Back-door man for music royalties? Some think that's a bunch of baloney

The late T. Euclid Raines, a blind Alabama representative from Guntersville, was the first person I'd ever heard say, "Never watch 'em make laws or ba-lon-ee sausage." Raines was lamenting the failure of his colleagues to understand that one man's pork barrel project is another man's critical unmet need.

When I first heard Euclid say it, I thought: That's deep.

After hearing it a couple gazillion times, though, it starts to lose its rustic charm. Maybe that's because nobody puts the knee in on the last syllable of baloney like old Euclid — the only totally blind baseball coach in Little League history.

I watched the grinder turn recently. I saw Rep. John Conyers, D-Mich., jam through legislation that establishes a "copyright czar" in the White House. This is a really good excuse to get the word "czar" in print.

Conyers chairs the House Judiciary Committee. He and his counterpart, Sen. Patrick Leahy, D-Vt., hold sway over copyright law. They have a lot to say about who gets paid and how much, on everything from movies to software.

For some reason, old Euclid's face popped into my head. What would he say about copyright?

Euclid's ghost was still with me a few days later when I worked the Senate Judiciary Committee hearing line, where lobbyists and an occasional regular citizen queue up to get a good seat. These hearings represent the best theater in town.

This one shouldn't have been standing-room only, though. The "orphan works" bill wouldn't seem to be a big draw — it spells out how the millions of photographs, films, designs and other copyrighted works out there that have no apparent owner should be treated and what effort is required to find the parent.

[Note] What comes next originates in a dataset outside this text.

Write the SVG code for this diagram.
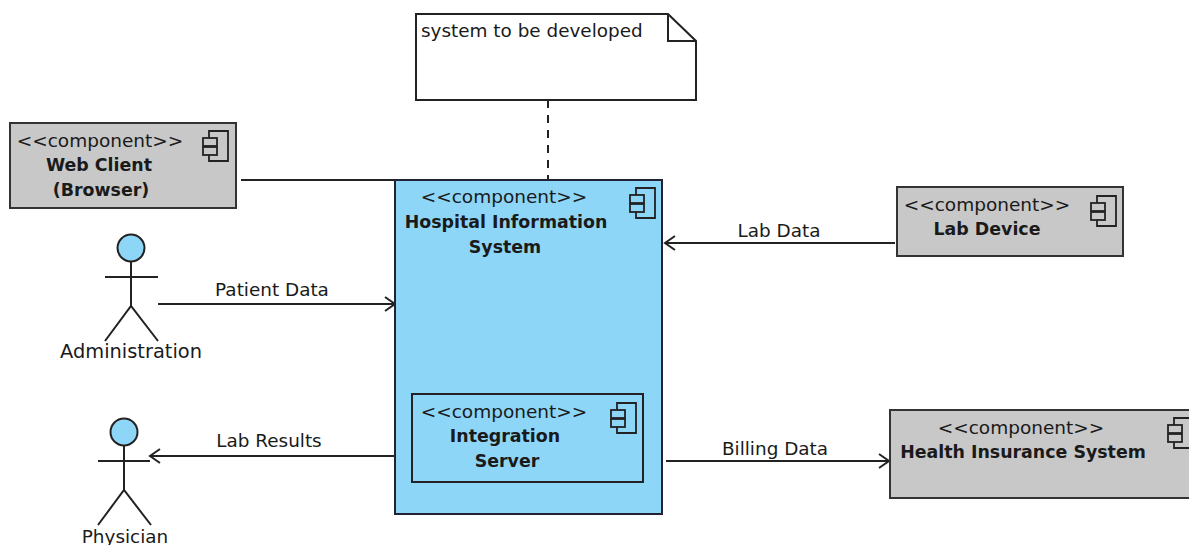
<svg xmlns="http://www.w3.org/2000/svg" width="1189" height="545" viewBox="0 0 1189 545">
<style>
text{font-family:"DejaVu Sans","Liberation Sans",sans-serif;fill:#1a1a1a;font-size:18.4px}
.b{font-weight:bold;font-size:17.4px}
.s{font-size:18.5px}
.m{text-anchor:middle}
.g{fill:#c8c8c8;stroke:#333;stroke-width:2}
.bl{fill:#8ed6f8;stroke:#223;stroke-width:2}
.l{fill:none;stroke:#222;stroke-width:2}
</style>
<defs>
<marker id="a" markerUnits="userSpaceOnUse" markerWidth="14" markerHeight="16" refX="12" refY="8" orient="auto"><path d="M2 1L12 8L2 15" fill="none" stroke="#222" stroke-width="2"/></marker>
<g id="ic" fill="none" stroke="#222" stroke-width="1.8"><path d="M0 7V0H19V30H0V24M0 16V15"/><rect x="-6" y="7" width="14" height="8"/><rect x="-6" y="16" width="14" height="8"/></g>
</defs>
<g id="connectors">
<path class="l" d="M241 180H394"/>
<path class="l" d="M548 100V180" stroke-dasharray="8 7"/>
<path class="l" d="M158 304H395" marker-end="url(#a)"/>
<path class="l" d="M394 456H150" marker-end="url(#a)"/>
<path class="l" d="M895 243H665" marker-end="url(#a)"/>
<path class="l" d="M666 461H889" marker-end="url(#a)"/>
<text x="272" y="296" class="m">Patient Data</text>
<text x="269" y="447" class="m">Lab Results</text>
<text x="779" y="237" class="m">Lab Data</text>
<text x="775" y="455" class="m">Billing Data</text>
</g>
<g id="note">
<path d="M416 14H668L696 41V100H416Z" fill="#fff" stroke="#222" stroke-width="2"/>
<path class="l" d="M668 14V41H696"/>
<text x="421" y="37">system to be developed</text>
</g>
<g id="web-client">
<rect class="g" x="10" y="123" width="226" height="85"/>
<use href="#ic" x="209" y="131"/>
<text x="100" y="147" class="m s">&lt;&lt;component&gt;&gt;</text>
<text x="99" y="171" class="m b">Web Client</text>
<text x="101" y="196" class="m b">(Browser)</text>
</g>
<g id="hospital">
<rect class="bl" x="395" y="180" width="267" height="334"/>
<use href="#ic" x="636" y="188"/>
<text x="504" y="203" class="m s">&lt;&lt;component&gt;&gt;</text>
<text x="506" y="228" class="m b">Hospital Information</text>
<text x="505" y="253" class="m b">System</text>
</g>
<g id="integration">
<rect x="412" y="394" width="231" height="88" fill="none" stroke="#222" stroke-width="2"/>
<use href="#ic" x="617" y="403"/>
<text x="504" y="418" class="m s">&lt;&lt;component&gt;&gt;</text>
<text x="505" y="442" class="m b">Integration</text>
<text x="507" y="467" class="m b">Server</text>
</g>
<g id="lab-device">
<rect class="g" x="897" y="187" width="226" height="69"/>
<use href="#ic" x="1097" y="196"/>
<text x="987" y="211" class="m s">&lt;&lt;component&gt;&gt;</text>
<text x="987" y="235" class="m b">Lab Device</text>
</g>
<g id="insurance">
<rect class="g" x="890" y="410" width="302" height="88"/>
<use href="#ic" x="1174" y="418"/>
<text x="1021" y="434" class="m s">&lt;&lt;component&gt;&gt;</text>
<text x="1023" y="458" class="m b">Health Insurance System</text>
</g>
<g id="administration">
<circle cx="131" cy="248" r="13.5" fill="#8ed6f8" stroke="#222" stroke-width="2"/>
<path class="l" d="M131 262V306M105 277H158M105 341L131 306L158 341"/>
<text x="131" y="358" class="m" style="font-size:19.4px">Administration</text>
</g>
<g id="physician">
<circle cx="124" cy="432" r="13.5" fill="#8ed6f8" stroke="#222" stroke-width="2"/>
<path class="l" d="M124 446V490M98 461H150M98 525L124 490L151 525"/>
<text x="125" y="543" class="m">Physician</text>
</g>
</svg>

But the crowd wasn't there for orphans. They came to see what would happen when one of the music industry's biggest foes, Kansas Republican Sen. Sam Brownback, tried to slash the royalty rate that webcasters pay for music, essentially attempting to pull a fast one and get his royalty rollback attached to this bill.

There has been a lot of sturm und drang surrounding royalty rates, and Brownback's attempt to kidnap the bill got everyone riled up again. (The record industry has made its own move, hiring former House Majority Leader Dick Armey of Texas to shill for it as it tries to force broadcasters to pay a performance royalty for music played on the radio.)

Broadcasters don't have to pay the people who sing the songs, play the instruments or record the music. Their claim that the promotional value of airtime compensates musicians and labels is the law of the land.

Musicians and labels want to change that, but I'm not sure hiring a right-wing Republican like Armey, on the day after the GOP lost a congressional seat in Mississippi, wins them the votes. Anyhow, the performance royalty row will only get nastier, as the worst fights come over a shrinking pie.

Broadcasters seem to have the upper hand after 200 congressmen and a handful of senators signed onto a resolution that says a performance royalty is a bad idea. A resolution is a long way from a law, but the last time I counted, 216 votes was a House majority, and one senator can't stop anything.

Getting those guys to flip is going to be tough, especially when people ask them to do some 'splainin', as my old friend Euclid would say.

In his zeal to wade in against the music industry, Brownback actually might have helped as Leahy seemed to commit his committee to vote on the bill.

Brownback got a commitment to take up his bill, too, but a committee vote is good news for the music industry. Instead of leaving the orphan works bill hearing line in shock, music executives seemed quite pleased.

I could hear my old friend Euclid as I left the hearing, and I thought: Man, I love sausage.